Location is another critical advantage; most shallow bay assets sit close to urban cores, which now see the expanding need for last-mile logistics as e-commerce and urbanization drive greater delivery frequency. Tenants often cite reduced transit times and lower transportation costs as decisive factors over competing product types further from population centers.
This adaptability means that shallow bay assets typically outperform other property types when local demand shifts. Where office buildings may be limited by zoning or extensive build-out requirements, shallow bay industrial can accommodate new tenants with minimal disruption or downtime, supporting higher occupancy and cash flow continuity.
Triple Net Leases, Inflation Hedge
Operationally, shallow bay industrial leases are typically structured as triple nets (NNN), whereby tenants contractually reimburse owners for property taxes, insurance and common area maintenance. This pass-through mechanism allows investors to insulate net income against rising operating costs.
NNN structures prove particularly effective as inflation hedges. As expenses rise due to inflation, these costs are recouped from tenants, maintaining the property owner’s bottom line. In periods of elevated inflation, such as in recent years, shallow bay investors reported rent growth well ahead of headline consumer price index, with year-over-year rental increases of 6.5 percent in some shallow bay markets, compared to lower rent growth in the office and retail sectors. The contractual flow-through also reduces owner risk and exposure to unpredictable municipal appraisals or insurance rate hikes.
Supply Dynamics: Limited New Competition
Construction trends in the industrial sector overwhelmingly favor larger Class A warehouse projects, often with footprints exceeding 100,000 square feet and catering to credit tenants with national distribution needs. According to JLL, only 0.7 percent of new U.S. industrial development activity targets the shallow bay format, meaning a minimal amount of new supply is added to an existing inventory approaching 4.9 billion square feet.
This chronic undersupply supports robust rent growth and asset appreciation in established infill locations, where land constraints and zoning regulations hinder new shallow bay development. Deep-pocketed institutional investors increasingly pay premiums for well-located shallow bay assets due to supply scarcity and rising replacement costs.
Intermediate-Term Leases: Predictable Cash Flow, Upside
Typical lease terms in shallow bay industrial span three to seven years — longer than retail but shorter than traditional office or big box industrial.
This provides owners with predictable income streams while affording mark-to-market rent opportunities as leases expire more frequently. Rising rents in recent years show the value of this structure; owners can capture increases as tenants roll, rather than wait out longer lease periods typical in other asset types.
Multi-tenant layouts also help absorb turnover risk, smoothing cash flow when specific tenants vacate and mitigating the effect on overall property income. Strong historical renewal rates further support dependable revenue planning.
Lower CapEx, Tenant Improvement Costs
Compared to other major property types, shallow bay industrial generally requires far less capital expenditure (capex) per square foot.

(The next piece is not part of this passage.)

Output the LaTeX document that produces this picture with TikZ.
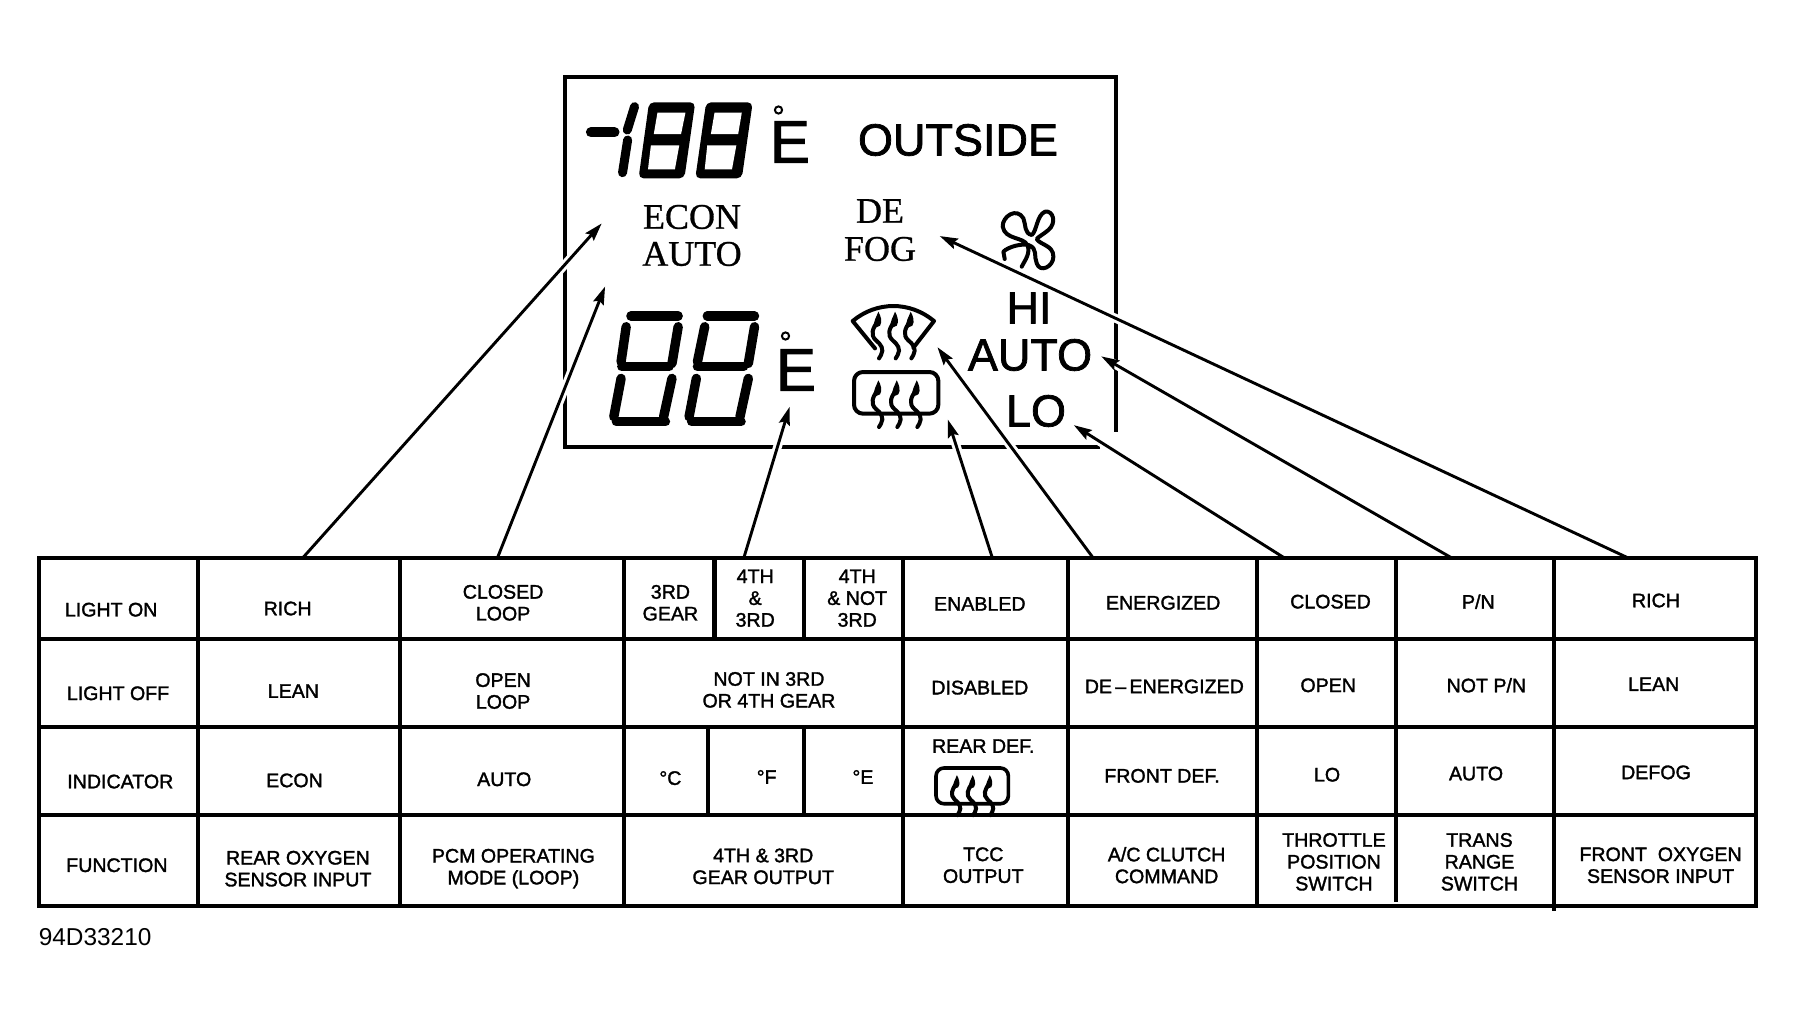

The suites are utilitarian, often featuring simple mechanical systems, slab floors and standard office build-outs with minimal custom finishes. Tenant improvement allowances are correspondingly modest, especially when compared to highly customized office suites or Class A logistics warehouses that require specialized equipment and infrastructure.
Reduced capex means more investor dollars flow through to net operating income, often translating to higher cash-on-cash returns and lower risk for both private and institutional owners. These characteristics strengthen the shallow bay value proposition, particularly in cycles of unpredictable operating costs.
Growing Institutional Interest, Capital Inflows
Historically dominated by entrepreneurial owners and regional platforms, shallow bay industrial has recently attracted significant attention from institutional investors. Global allocators cite the sector’s stable performance, supply limitations and income durability as key drivers of capital flows.
According to Marcus & Millichap, investment demand for shallow bay industrial is “incredible,” with deal volumes climbing across Sun Belt and infill urban markets despite broader macro headwinds.
Premium pricing for core shallow bay assets has steadily increased, with values in some markets outpacing larger general warehouse categories by as much as 20 percent. Institutional buyers, including pension funds and REITs, continue to aggregate portfolios, seeking attractive yields and defensive characteristics as part of diversified industrial allocations.
The persistent income, flexibility and resilience of shallow bay industrial assets set them apart as the heartbeat of the U.S. industrial sector, offering superior performance versus other commercial real estate property types over the past 40 years. With growing institutional interest and plentiful market data showcasing premium rent growth, occupancy and values, shallow bay industrial makes a compelling investment in today’s landscape and looks set to remain a staple of high-performing CRE portfolios for the foreseeable future.